They swept her on into the ballroom, where she was seized about the waist by a handsome young man in a Harris tweed coat and waltzed round and round, through the rustling, shuffling hush, under a great unlit chandelier. Each couple on the floor danced whatever was in the fellow's head: tango, two-step, bossa nova, slop. But how long, Oedpida thought, could it go on before collisions became a serious hindrance? There would have to be collisions. The only alternative was some unthinkable order of music, many rhythms, all keys at once, a choreography in which each couple meshed easy, predestined. Something they all heard with an extra sense atrophied in herself. She followed her partner's lead, limp in the young mute's clasp, waiting for the collisions to begin. But none came. She was danced for half an hour before, by mysterious consensus , everybody took a break, without having felt any touch but the touch of her partner. Jesus Arrabal would have called it an anarchist miracle. Oedipa, with no name for it, was only demoralized. She curtsied and fled.
Thomas Pynchon
The Crying of Lot 49
1966
Robocop/Detroit
Dead Language, Foreign Bodies
Grindcore Karaoke
A great split requires a synthesis of disparate musical visions, an unspoken simpatico that's difficult enough to achieve within the competing personalities of a single band, let alone multiple. But 2012 has proven to be a banner year for synergistic tag teams. Dephosphorus and Wake have already made productive musical congress and Priapus stepped out with Old Painless. Now Robocop and Detroit up the bar with one of the most balanced faceoffs you'll hear. This long awaited split finds both bands moving toward a common center. Robocop has cleaned up their sound while Detroit follow up Pusher with another handful of more impassioned songs.
The most intriguing transformation is Robocop, who have never sounded this clean and crystalline. It adds new shadings to a signature song like "Feminism Uber Alles," which gets reinterpreted as a largely instrumental tune with John Zorn-style sax wailing standing in for vocals. I think I miss the loud, violent sound of their past efforts where it sounded like the songs only held together by dint of an anarchist miracle, but nonetheless it's absolutely fascinating to hear the band through new ears. The cleaner production gives more prominence to all the subtleties at play, like the constant background hum that unsettles "Psychic Transferal." Otherwise, Robocop once again indulge in their wonted obsession with how the frighteningly permeable meat we call our bodies interface with the 21st Century.
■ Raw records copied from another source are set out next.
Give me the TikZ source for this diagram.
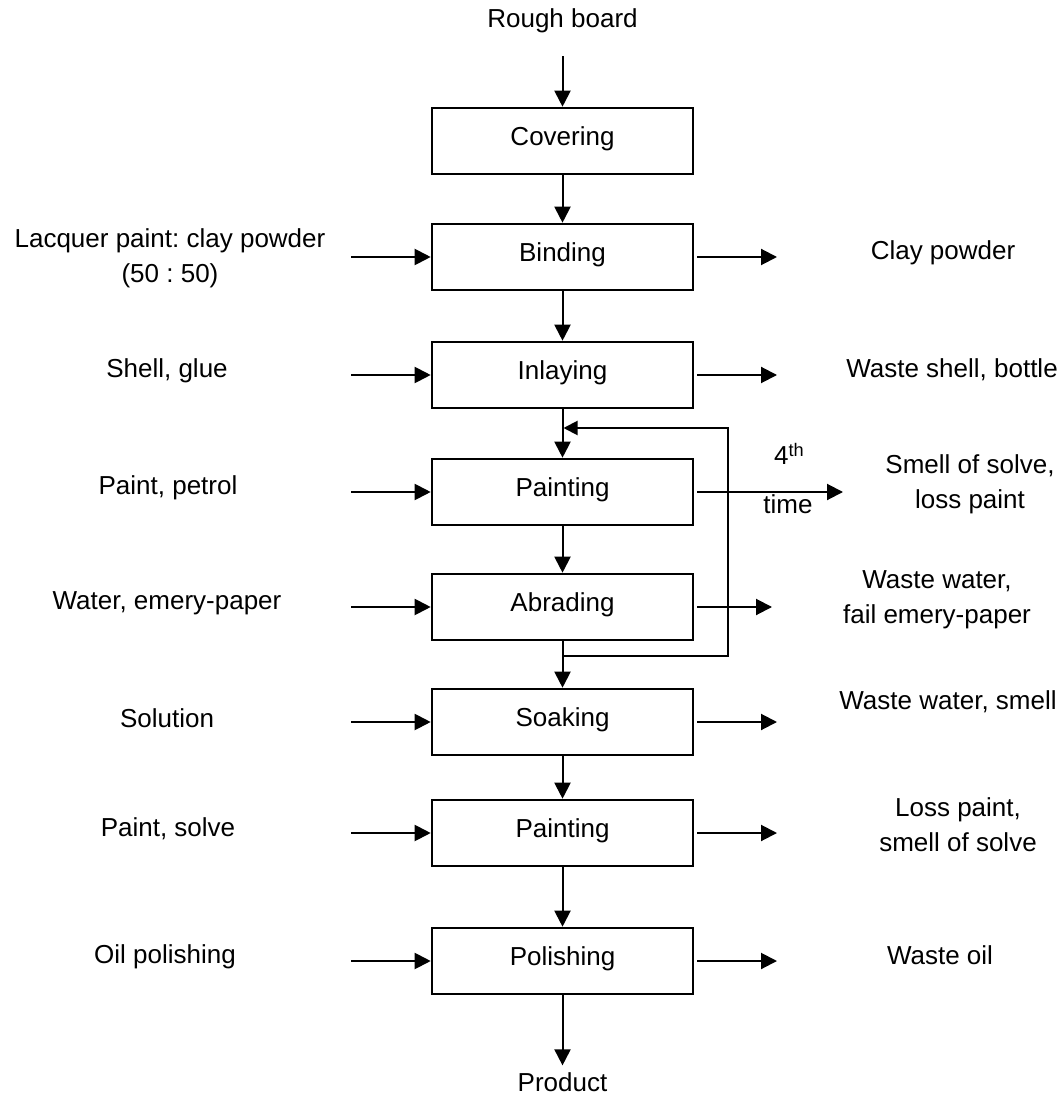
\documentclass[tikz,border=0pt]{standalone}
\usepackage{fontspec}
\setmainfont{Liberation Sans}
\usetikzlibrary{arrows.meta}
\frenchspacing

\begin{document}
\begin{tikzpicture}[x=0.5pt,y=-0.5pt,
  every node/.style={font=\fontsize{13}{17.5}\selectfont},
  flow/.style={-{Triangle[length=8pt,width=8pt]},line width=1pt},
  stage/.style={draw,line width=1.3pt,minimum width=130.5pt,minimum height=33pt,
    text height=9.5pt,text depth=5pt,inner sep=0pt},
  side/.style={align=center}]
\useasboundingbox (0,0) rectangle (1063,1095);

% main line
\node (rough) at (562.5,21) {Rough board};
\node[stage] (cover) at (562.5,141) {Covering};
\node[stage] (bind) at (562.5,257) {Binding};
\node[stage] (inlay) at (562.5,375) {Inlaying};
\node[stage] (paint) at (562.5,492) {Painting};
\node[stage] (abra) at (562.5,607) {Abrading};
\node[stage] (soak) at (562.5,722) {Soaking};
\node[stage] (paintb) at (562.5,833) {Painting};
\node[stage] (polish) at (562.5,961) {Polishing};
\node (product) at (562.5,1082) {Product};

% inputs
\node[side] (lacq) at (170,258) {Lacquer paint: clay powder\\(50 : 50)};
\node[side] (shell) at (167,371) {Shell, glue};
\node[side] (petrol) at (168,488) {Paint, petrol};
\node[side] (water) at (167,603) {Water, emery-paper};
\node[side] (solu) at (167,718) {Solution};
\node[side] (solve) at (168,829) {Paint, solve};
\node[side] (oil) at (165,957) {Oil polishing};

% outputs
\node[side] (clay) at (943,253) {Clay powder};
\node[side] (wshell) at (952,370) {Waste shell, bottle};
\node[side] (smell) at (970,484) {Smell of solve,\\loss paint};
\node[side] (wwater) at (937,600) {Waste water,\\fail emery-paper};
\node[side] (wsmell) at (948,702) {Waste water, smell};
\node[side] (loss) at (958,825) {Loss paint,\\smell of solve};
\node[side] (woil) at (940,955) {Waste oil};

\coordinate (inx) at (351,0);
\coordinate (outx) at (777,0);
\coordinate (farx) at (843,0);
\coordinate (nearx) at (772,0);

\draw[flow,shorten <=8pt] (rough) -- (cover);
\foreach \a/\b in {cover/bind,bind/inlay,inlay/paint,paint/abra,abra/soak,soak/paintb,paintb/polish,polish/product}
  \draw[flow] (\a) -- (\b);
\foreach \s in {bind,inlay,paint,abra,soak,paintb,polish}
  \draw[flow] (inx |- \s.west) -- (\s.west);
\foreach \s in {bind,inlay,soak,paintb,polish}
  \draw[flow,shorten <=1.5pt] (\s.east) -- (outx |- \s.east);
\draw[flow,shorten <=1.5pt] (abra.east) -- (nearx |- abra.east);
\draw[flow,shorten <=1.5pt] (paint.east) -- (farx |- paint.east)
  node[pos=0.64,above=13pt,inner sep=0pt] {4\textsuperscript{th}}
  node[pos=0.63,below=1pt,inner sep=0pt] {time};

% repeat loop
\coordinate (loopout) at (562.5,656);
\coordinate (loopx) at (728,540);
\coordinate (loopin) at (563.5,428);
\draw[line width=1pt,-{Triangle[length=7pt,width=7pt]}] (loopout) -| (loopx) |- (loopin);
\end{tikzpicture}
\end{document}
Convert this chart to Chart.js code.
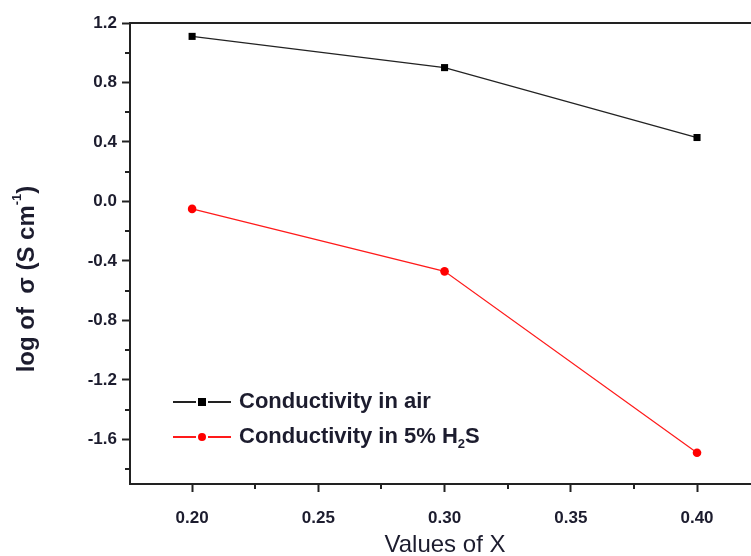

Detroit's half meshes perfectly with their Pusher material (the song "Pusher" closes out their selections, and I wouldn't be surprised to hear these songs come from that same recording session). The guitars are reedy and needling, insistent and uncomfortable. It provides the perfect platform for the all in conviction of songs like "Day After Day," which captures and embodies the relentless march of time that must drag at and wear down the genuinely depressed. Elsewhere, the mournful, clean-toned dirge of the primarily instrumental "Into You" shows real maturity as it slides into a brief spat of distorted rage and ranting defiance.
Detroit and Robocop are not just two bands thrown together for the sake of mutual promotion. Rather, this is a great pairing of two modern power violence bands take similar routes to entirely different, but still complementary, destinations. This one is a must hear.
1 comment:
Robocop's ridiculously heavy sound does well when it's offset with moments of abstract noise and the singer's Locust like vocals. That midsection in "Room 641A" is the best part of this split hands down.
While it may not be as "fun" as II, I like this production and being able to hear it more cleanly.